Looking much better! And since the error was in a dynamically loaded library, we don't even have to recompile to check that it's working:

  build git:(master)  DYLD_PRINT_LIBRARIES=1 bin/warpxm
dyld: loaded: /Users/jack/src/warpxm/build/bin/warpxm
dyld: loaded: /nix/store/ni26aaiira47ak60vks1qv4apbkwbg1d-hdf5-1.10.6/lib/libhdf5.103.dylib
dyld: loaded: /nix/store/acsjaw04hrf4rv8gizai7gx1ibq92ksa-zlib-1.2.11/lib/libz.dylib
dyld: loaded: /nix/store/z4f1bq363m0ydmbyncfi2srij8vlsx32-Libsystem-osx-10.12.6/lib/libSystem.B.dylib
dyld: loaded: /nix/store/w23r8kplmfx2xc111cpvmdjwmkwy6ip3-petsc-3.13.2/lib/libpetsc.3.13.dylib
...

That's more like it.

Epilogue

I spent most of my time debugging this problem without a working understanding of the different build phases. It should have been clear to me that neither the CMake nor the pkg-config setups could be the cause, because at the time that I was invoking cmake, the offending /private/tmp directory had long vanished. If I had focused exclusively on the PETSc derivation provided by Nix, I might have homed in on the install_name_tool patch a little sooner. As it went, I was lucky to find the note in the Nix manual about Darwin-specific linker problems.

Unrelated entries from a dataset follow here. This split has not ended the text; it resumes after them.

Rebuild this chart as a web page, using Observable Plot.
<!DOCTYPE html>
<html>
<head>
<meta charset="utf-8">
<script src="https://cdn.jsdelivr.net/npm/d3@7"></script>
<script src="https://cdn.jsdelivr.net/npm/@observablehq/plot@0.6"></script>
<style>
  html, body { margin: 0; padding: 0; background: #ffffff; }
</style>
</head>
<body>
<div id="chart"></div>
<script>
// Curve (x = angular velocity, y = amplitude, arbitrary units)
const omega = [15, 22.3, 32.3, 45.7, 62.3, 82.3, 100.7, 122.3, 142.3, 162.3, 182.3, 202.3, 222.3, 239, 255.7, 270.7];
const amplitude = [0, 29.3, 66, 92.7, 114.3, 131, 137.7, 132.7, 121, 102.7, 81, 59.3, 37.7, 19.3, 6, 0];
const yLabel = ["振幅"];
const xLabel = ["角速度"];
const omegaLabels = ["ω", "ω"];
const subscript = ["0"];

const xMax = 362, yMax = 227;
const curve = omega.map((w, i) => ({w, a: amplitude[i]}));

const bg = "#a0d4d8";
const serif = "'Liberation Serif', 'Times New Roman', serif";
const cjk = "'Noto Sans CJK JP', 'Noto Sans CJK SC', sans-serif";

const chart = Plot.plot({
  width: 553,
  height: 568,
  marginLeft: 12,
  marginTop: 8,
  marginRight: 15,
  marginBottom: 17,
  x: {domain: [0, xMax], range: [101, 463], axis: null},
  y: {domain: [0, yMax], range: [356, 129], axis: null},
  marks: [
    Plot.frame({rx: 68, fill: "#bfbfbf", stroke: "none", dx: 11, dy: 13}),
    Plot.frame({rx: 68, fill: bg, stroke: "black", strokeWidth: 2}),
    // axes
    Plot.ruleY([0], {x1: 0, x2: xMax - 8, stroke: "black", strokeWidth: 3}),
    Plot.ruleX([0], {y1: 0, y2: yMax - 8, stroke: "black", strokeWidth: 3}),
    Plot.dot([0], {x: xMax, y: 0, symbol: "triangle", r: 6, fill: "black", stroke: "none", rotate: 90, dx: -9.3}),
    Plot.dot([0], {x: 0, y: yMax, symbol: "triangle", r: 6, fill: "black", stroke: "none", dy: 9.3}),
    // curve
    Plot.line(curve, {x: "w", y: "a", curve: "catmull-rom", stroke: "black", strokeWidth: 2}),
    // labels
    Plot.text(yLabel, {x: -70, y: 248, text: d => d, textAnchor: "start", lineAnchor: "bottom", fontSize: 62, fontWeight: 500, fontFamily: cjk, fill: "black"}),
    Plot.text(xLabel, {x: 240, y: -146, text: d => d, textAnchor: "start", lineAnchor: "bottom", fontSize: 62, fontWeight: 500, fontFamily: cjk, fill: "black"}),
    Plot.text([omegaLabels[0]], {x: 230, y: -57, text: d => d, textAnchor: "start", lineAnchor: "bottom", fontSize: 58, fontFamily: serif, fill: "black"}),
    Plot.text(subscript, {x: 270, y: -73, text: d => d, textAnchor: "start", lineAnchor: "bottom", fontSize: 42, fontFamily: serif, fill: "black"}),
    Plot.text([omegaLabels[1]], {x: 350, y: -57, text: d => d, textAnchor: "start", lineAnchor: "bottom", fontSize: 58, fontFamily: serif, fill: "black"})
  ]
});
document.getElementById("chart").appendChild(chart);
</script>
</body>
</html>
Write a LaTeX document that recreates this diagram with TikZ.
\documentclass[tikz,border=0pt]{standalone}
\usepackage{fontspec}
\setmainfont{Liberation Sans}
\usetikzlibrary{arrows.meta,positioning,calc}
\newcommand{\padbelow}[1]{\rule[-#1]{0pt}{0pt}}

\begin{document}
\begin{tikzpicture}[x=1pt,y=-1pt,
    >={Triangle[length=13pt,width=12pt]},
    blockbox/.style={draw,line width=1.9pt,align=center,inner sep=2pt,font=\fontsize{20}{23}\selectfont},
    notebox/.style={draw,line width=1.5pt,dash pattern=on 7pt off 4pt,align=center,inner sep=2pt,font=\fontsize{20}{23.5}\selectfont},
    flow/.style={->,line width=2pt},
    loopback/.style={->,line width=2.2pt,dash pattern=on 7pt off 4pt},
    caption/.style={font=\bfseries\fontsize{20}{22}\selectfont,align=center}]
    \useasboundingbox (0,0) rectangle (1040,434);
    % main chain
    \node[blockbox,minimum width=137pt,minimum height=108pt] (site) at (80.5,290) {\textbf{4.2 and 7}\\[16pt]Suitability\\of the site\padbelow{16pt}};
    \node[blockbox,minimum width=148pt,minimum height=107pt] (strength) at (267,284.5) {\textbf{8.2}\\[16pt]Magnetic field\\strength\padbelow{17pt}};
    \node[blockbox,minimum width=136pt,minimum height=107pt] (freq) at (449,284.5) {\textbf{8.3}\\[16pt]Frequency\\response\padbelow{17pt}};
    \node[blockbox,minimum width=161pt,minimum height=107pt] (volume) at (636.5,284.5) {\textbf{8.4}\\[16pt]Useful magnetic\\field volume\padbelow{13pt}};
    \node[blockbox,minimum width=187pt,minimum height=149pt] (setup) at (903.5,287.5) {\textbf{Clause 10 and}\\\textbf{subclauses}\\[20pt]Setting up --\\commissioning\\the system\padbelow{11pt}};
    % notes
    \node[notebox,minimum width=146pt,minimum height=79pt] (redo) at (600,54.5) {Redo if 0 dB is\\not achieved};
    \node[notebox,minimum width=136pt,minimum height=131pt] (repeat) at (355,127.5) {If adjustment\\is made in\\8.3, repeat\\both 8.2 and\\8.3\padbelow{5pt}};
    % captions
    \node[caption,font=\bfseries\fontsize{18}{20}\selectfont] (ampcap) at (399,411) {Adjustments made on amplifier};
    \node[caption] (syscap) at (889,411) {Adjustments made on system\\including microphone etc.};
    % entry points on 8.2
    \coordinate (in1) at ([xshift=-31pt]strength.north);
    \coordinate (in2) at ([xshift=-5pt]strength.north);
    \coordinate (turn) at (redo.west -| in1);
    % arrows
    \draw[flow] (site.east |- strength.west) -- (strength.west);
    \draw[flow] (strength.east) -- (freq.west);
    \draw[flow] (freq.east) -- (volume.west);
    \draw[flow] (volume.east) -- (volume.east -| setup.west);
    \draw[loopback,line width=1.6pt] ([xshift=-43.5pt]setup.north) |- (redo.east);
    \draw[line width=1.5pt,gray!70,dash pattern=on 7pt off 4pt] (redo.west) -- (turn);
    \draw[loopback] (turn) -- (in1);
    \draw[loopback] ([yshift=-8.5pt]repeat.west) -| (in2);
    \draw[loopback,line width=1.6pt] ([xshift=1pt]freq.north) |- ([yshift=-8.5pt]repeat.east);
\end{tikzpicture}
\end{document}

As for Nix, I will absolutely be using more of it. What's remarkable is how little impact it can have. I am able to use it to manage my environment for this project without impacting the way the other developers manage their environments. Of course, if they asked, I would advocate that they try out Nix, but it's nice for everyone to be able to do it on their own time.

I'm also looking forward to having my first contribution to Nix!